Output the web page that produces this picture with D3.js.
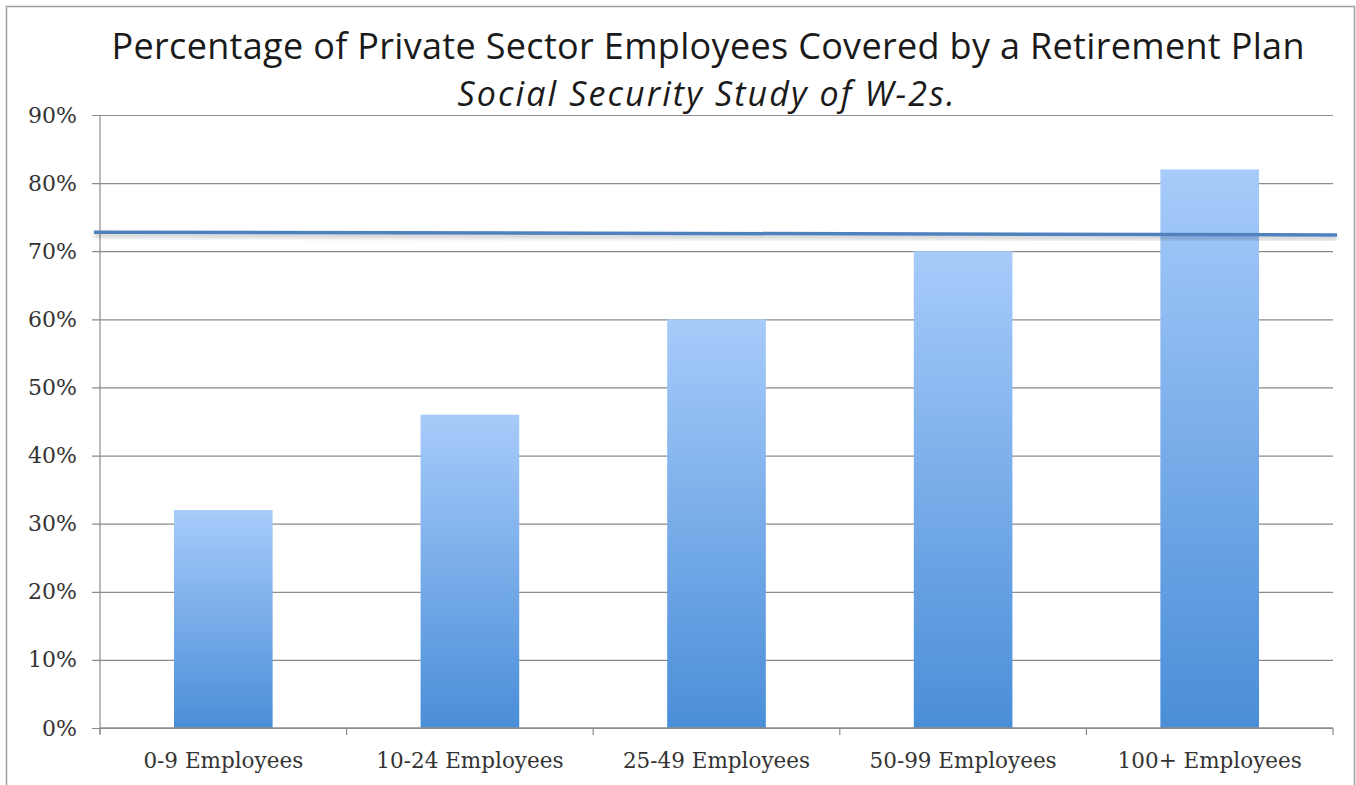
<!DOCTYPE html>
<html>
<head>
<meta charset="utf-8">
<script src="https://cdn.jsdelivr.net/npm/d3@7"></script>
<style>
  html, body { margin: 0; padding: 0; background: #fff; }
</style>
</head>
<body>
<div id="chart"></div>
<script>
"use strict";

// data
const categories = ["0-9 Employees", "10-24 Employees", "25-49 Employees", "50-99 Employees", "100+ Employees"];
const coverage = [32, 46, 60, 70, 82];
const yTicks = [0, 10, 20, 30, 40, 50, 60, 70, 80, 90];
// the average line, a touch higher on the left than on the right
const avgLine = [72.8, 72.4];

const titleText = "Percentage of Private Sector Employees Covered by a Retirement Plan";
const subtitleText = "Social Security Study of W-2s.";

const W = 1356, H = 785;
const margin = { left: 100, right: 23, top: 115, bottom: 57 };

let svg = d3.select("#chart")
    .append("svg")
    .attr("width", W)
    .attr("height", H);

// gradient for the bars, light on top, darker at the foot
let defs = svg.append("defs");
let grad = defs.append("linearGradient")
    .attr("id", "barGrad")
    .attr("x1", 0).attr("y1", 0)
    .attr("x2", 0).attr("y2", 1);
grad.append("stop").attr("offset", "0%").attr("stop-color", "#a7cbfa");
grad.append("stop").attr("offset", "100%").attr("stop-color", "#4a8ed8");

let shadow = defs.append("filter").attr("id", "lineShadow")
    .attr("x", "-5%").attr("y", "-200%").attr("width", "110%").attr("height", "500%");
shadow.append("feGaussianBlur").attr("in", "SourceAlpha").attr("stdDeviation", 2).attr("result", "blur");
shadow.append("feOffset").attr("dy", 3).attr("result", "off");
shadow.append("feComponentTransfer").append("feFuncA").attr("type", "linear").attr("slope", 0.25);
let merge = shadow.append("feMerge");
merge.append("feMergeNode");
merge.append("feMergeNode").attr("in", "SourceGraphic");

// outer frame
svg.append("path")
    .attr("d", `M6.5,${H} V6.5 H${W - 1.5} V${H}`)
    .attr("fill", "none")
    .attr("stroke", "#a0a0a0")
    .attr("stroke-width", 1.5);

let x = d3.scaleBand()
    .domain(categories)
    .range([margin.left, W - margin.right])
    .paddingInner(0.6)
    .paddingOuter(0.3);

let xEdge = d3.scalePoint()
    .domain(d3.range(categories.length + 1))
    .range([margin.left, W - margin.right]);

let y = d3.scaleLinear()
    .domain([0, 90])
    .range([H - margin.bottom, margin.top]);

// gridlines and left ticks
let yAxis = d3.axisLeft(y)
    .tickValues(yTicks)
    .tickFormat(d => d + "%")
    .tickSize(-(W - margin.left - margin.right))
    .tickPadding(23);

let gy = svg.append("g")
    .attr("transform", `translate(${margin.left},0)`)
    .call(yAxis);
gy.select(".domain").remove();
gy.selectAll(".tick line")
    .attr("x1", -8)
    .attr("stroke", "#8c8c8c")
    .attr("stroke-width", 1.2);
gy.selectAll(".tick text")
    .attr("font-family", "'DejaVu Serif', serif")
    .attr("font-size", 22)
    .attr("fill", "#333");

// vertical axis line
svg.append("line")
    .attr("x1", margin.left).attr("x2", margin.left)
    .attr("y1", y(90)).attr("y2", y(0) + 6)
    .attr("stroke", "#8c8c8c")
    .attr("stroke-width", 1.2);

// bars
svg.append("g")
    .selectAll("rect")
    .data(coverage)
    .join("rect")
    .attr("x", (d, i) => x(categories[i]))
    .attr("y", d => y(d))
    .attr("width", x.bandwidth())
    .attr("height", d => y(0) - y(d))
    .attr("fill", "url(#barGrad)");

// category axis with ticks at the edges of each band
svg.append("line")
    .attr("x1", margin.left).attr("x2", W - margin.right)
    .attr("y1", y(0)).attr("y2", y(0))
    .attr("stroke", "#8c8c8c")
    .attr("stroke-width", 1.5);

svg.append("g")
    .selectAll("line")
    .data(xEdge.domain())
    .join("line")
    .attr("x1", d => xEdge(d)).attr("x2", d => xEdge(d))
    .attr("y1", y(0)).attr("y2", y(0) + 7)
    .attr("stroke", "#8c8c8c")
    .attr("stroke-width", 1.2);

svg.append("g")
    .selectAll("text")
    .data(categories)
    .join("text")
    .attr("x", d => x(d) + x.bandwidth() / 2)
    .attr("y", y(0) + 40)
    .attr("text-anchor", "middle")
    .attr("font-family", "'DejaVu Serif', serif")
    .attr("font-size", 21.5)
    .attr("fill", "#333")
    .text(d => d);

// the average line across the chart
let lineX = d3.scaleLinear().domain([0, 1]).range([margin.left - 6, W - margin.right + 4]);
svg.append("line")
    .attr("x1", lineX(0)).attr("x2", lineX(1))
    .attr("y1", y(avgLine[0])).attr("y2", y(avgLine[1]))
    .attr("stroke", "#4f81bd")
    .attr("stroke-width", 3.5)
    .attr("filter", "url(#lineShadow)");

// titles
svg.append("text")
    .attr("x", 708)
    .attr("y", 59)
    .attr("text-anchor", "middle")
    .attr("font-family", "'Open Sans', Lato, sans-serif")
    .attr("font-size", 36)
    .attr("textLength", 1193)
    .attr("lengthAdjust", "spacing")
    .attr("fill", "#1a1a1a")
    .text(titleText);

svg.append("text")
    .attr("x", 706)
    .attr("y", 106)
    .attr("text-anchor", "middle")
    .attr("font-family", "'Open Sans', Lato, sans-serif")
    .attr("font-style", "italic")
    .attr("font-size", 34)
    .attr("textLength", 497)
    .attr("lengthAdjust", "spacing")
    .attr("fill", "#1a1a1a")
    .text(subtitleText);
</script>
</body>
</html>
______________________________
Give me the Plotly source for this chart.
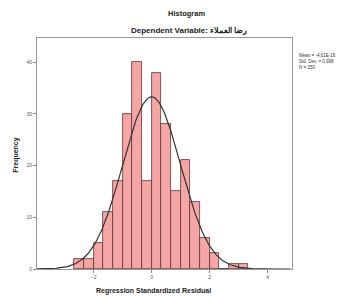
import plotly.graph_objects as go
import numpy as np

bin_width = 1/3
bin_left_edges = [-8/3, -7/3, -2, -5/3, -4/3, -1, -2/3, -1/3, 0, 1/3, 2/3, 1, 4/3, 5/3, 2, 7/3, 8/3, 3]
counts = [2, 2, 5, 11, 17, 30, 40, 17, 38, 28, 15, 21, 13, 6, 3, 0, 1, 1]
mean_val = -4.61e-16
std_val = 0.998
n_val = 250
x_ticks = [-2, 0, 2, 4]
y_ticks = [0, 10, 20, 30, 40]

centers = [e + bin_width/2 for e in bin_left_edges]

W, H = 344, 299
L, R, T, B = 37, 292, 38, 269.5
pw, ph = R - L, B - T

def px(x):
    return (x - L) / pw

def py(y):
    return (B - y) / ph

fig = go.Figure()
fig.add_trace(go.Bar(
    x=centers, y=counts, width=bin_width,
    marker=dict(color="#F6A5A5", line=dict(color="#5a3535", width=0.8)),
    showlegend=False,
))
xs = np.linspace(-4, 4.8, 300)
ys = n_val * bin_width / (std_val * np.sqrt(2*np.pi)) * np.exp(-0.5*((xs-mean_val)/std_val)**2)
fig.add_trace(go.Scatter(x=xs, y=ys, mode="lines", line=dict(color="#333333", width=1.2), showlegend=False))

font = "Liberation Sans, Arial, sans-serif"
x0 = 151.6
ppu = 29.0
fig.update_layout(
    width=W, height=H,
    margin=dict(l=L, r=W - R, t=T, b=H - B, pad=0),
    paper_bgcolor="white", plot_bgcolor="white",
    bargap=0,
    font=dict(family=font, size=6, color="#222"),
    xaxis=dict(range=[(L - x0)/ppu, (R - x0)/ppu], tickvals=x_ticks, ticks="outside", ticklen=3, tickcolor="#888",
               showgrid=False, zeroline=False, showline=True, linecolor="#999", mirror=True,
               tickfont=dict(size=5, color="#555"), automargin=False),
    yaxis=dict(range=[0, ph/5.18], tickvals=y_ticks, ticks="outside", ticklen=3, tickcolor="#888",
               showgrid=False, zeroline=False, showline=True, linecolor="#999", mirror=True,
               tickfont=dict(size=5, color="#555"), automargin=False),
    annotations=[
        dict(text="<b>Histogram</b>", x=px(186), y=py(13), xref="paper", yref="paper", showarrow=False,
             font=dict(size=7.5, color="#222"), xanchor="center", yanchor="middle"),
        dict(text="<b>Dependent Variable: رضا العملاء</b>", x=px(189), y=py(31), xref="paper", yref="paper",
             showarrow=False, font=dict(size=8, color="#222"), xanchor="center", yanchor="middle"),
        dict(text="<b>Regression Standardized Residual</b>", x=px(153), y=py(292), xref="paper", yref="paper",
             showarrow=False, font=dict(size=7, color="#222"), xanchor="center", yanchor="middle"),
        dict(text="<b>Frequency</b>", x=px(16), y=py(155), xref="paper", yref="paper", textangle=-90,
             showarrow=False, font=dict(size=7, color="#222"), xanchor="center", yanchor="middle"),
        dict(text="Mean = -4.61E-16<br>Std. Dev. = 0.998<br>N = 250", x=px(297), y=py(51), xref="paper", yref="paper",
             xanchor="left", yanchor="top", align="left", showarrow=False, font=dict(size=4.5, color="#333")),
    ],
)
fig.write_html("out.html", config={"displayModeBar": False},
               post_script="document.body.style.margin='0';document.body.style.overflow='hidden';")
______________________________
#### Aim
Set down, word for word, the lines from the one holding "Output the web" through the one holding "const avgLine = [72.8, 72.4];". Skip the pictures.

#### Solution
Output the web page that produces this picture with D3.js.
<!DOCTYPE html>
<html>
<head>
<meta charset="utf-8">
<script src="https://cdn.jsdelivr.net/npm/d3@7"></script>
<style>
  html, body { margin: 0; padding: 0; background: #fff; }
</style>
</head>
<body>
<div id="chart"></div>
<script>
"use strict";

// data
const categories = ["0-9 Employees", "10-24 Employees", "25-49 Employees", "50-99 Employees", "100+ Employees"];
const coverage = [32, 46, 60, 70, 82];
const yTicks = [0, 10, 20, 30, 40, 50, 60, 70, 80, 90];
// the average line, a touch higher on the left than on the right
const avgLine = [72.8, 72.4];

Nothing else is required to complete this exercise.